To split your traffic, you’ll need to use CRO software. You can think of some fantastic, albeit expensive ways to run your A/B test. But, if you’re just starting out, you can try the cheaper options initially.
Testing your traffic
You won’t see the results of CRO just by testing the website. It has to be followed by a thorough analysis of your incoming traffic as well. Testing organic traffic from search engines is not practically feasible but if you are running any sort of pay-per-click campaign, you have a lot of control over who is visiting your site or landing page and why.
Testing traffic is important because the wrong traffic won’t convert even on the perfect page.
Here are three things that will help you send the right traffic to your landing page:
1. Do your research
It’s a good idea to do a little research before you even start working on an ad copy or a landing page.
Consider the following points in your research:
- Have you advertised to this segment before? What worked? What didn’t?
- If this is a new audience for you, talk to some people in your target audience. Run a couple of ideas past them. Often, what works for you doesn’t work for your audience.
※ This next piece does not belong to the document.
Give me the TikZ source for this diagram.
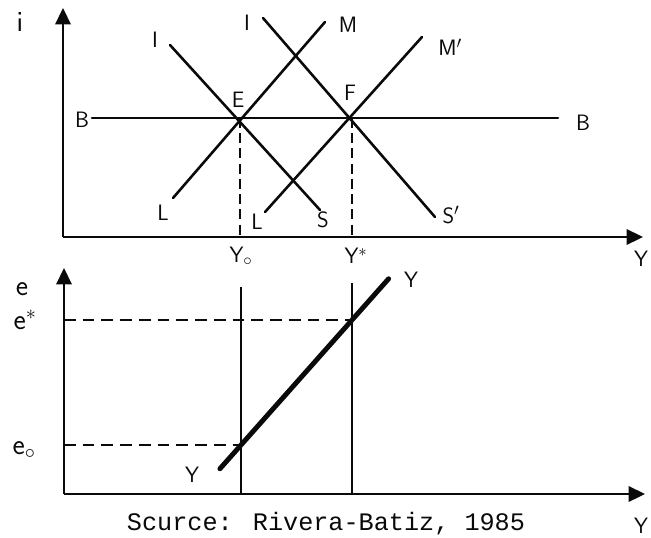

- What’s the best way to target your audience? Are there certain intent-based keywords they use? Certain interests on social media? Do they have a certain income level, fashion preferences or other defining traits you can use to target them?
Once you have the answers to such questions, use them to build your targeting strategy. This will help you avoid wasting a lot of money.
2.Content is king!
The success of CRO techniques depends on the content to a great extent.
If you want to market a particular product or offer to a specific audience, your ads need to connect the needs and interests of your target audience to what they will find on your landing page.
Your message should be so well crafted that only interested people will click on your ad and when they visit your landing page, they should immediately feel like they’re in the right place.
Depending on your advertising medium, there are a variety of ways to do this: single-keyword ad groups (SKAGs) for PPC, social media targeting options, YouTube interests, and much more.
3. Pay for What Works
As you continue with your CRO process, you will identify traffic sources that have consistently poor conversion rates. So you should either change your strategy or stop spending money on that traffic source altogether.
Instead, use the saved money to create a testing budget for exploring new traffic or targeting opportunities and focus most of your budget on known winners.
Summing it up
As promised, you’ve understood what conversion rate is, how to use it and how to improve your conversion rates. So, it’s time to put this knowledge to work for you!